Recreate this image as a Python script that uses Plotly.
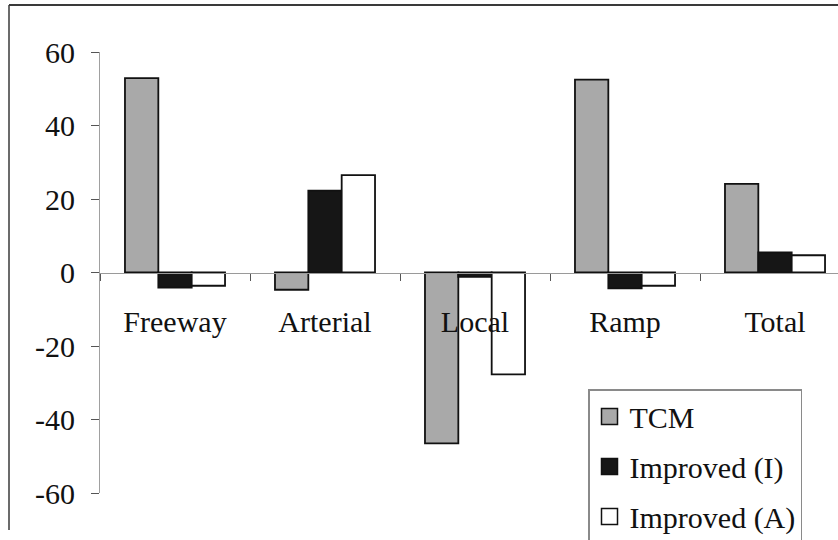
import plotly.graph_objects as go

categories = ["Freeway", "Arterial", "Local", "Ramp", "Total"]
tcm = [52.9, -4.7, -46.5, 52.5, 24.1]
improved_i = [-4.1, 22.3, -1.2, -4.3, 5.5]
improved_a = [-3.6, 26.5, -27.7, -3.6, 4.7]
y_ticks = [-60, -40, -20, 0, 20, 40, 60]
y_tick_text = ["-60", "-40", "-20", "0", "20", "40", "60"]

FONT = "'Liberation Serif', 'Times New Roman', 'DejaVu Serif', serif"
W, H = 838, 540
L, R, T, B = 100, 0, 52, 47
pw, ph = W - L - R, H - T - B

fig = go.Figure()
series = [
    ("TCM", tcm, "#a9a9a9"),
    ("Improved (I)", improved_i, "#161616"),
    ("Improved (A)", improved_a, "#ffffff"),
]
for i, (name, vals, col) in enumerate(series):
    fig.add_trace(go.Bar(
        x=categories, y=vals, name=name, legendgroup=f"g{i}", showlegend=False,
        marker=dict(color=col, line=dict(color="#111111", width=1.8)),
    ))
    # legend key (larger square swatch, as in the original figure)
    fig.add_trace(go.Scatter(
        x=[None], y=[None], mode="markers", name=name, legendgroup=f"g{i}",
        marker=dict(symbol="square", size=16, color=col,
                    line=dict(color="#111111", width=1.5)),
    ))

fig.update_layout(
    width=W, height=H,
    margin=dict(l=L, r=R, t=T, b=B, autoexpand=False),
    paper_bgcolor="white", plot_bgcolor="white",
    font=dict(family=FONT, size=30, color="#111111"),
    barmode="group", bargap=0.333, bargroupgap=0,
    showlegend=True,
    legend=dict(
        x=(588 - L) / pw, y=(H - B - 389) / ph, xanchor="left", yanchor="top",
        bordercolor="#8a8a8a", borderwidth=1.5, bgcolor="white",
        font=dict(family=FONT, size=30, color="#111111"),
        traceorder="grouped", tracegroupgap=8, itemsizing="trace",
    ),
    xaxis=dict(
        range=[-0.5, 4.42], anchor="free", position=0.5,
        showline=True, linecolor="#9a9a9a", linewidth=1.2,
        ticks="outside", tickson="boundaries", ticklen=7, tickcolor="#555555",
        tickwidth=1.2, showgrid=False, zeroline=False,
        ticklabelstandoff=22,
        tickfont=dict(family=FONT, size=30, color="#111111"),
    ),
    yaxis=dict(
        range=[-60, 60], tickvals=y_ticks, ticktext=y_tick_text,
        showline=True, linecolor="#a0a0a0", linewidth=1.2,
        ticks="outside", ticklen=8, tickcolor="#555555", tickwidth=1.2,
        showgrid=False, zeroline=False, ticklabelstandoff=10,
        tickfont=dict(family=FONT, size=30, color="#111111"),
    ),
    shapes=[
        dict(type="line", xref="paper", yref="paper",
             x0=(9 - L) / pw, x1=(W + 5 - L) / pw,
             y0=(H - B - 5) / ph, y1=(H - B - 5) / ph,
             line=dict(color="#3a3a3a", width=2)),
        dict(type="line", xref="paper", yref="paper",
             x0=(9 - L) / pw, x1=(9 - L) / pw,
             y0=(H - B - 5) / ph, y1=(H - B + 10 - H) / ph,
             line=dict(color="#3a3a3a", width=1.5)),
    ],
)

fig.write_html("out.html")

---

Written problem:
Starting at the top of the listing above, reproduce each line up to and including the one with "pw, ph = W - L - R, H - T - B"; omit the pictures.

Answer to the problem:
Recreate this image as a Python script that uses Plotly.
import plotly.graph_objects as go

categories = ["Freeway", "Arterial", "Local", "Ramp", "Total"]
tcm = [52.9, -4.7, -46.5, 52.5, 24.1]
improved_i = [-4.1, 22.3, -1.2, -4.3, 5.5]
improved_a = [-3.6, 26.5, -27.7, -3.6, 4.7]
y_ticks = [-60, -40, -20, 0, 20, 40, 60]
y_tick_text = ["-60", "-40", "-20", "0", "20", "40", "60"]

FONT = "'Liberation Serif', 'Times New Roman', 'DejaVu Serif', serif"
W, H = 838, 540
L, R, T, B = 100, 0, 52, 47
pw, ph = W - L - R, H - T - B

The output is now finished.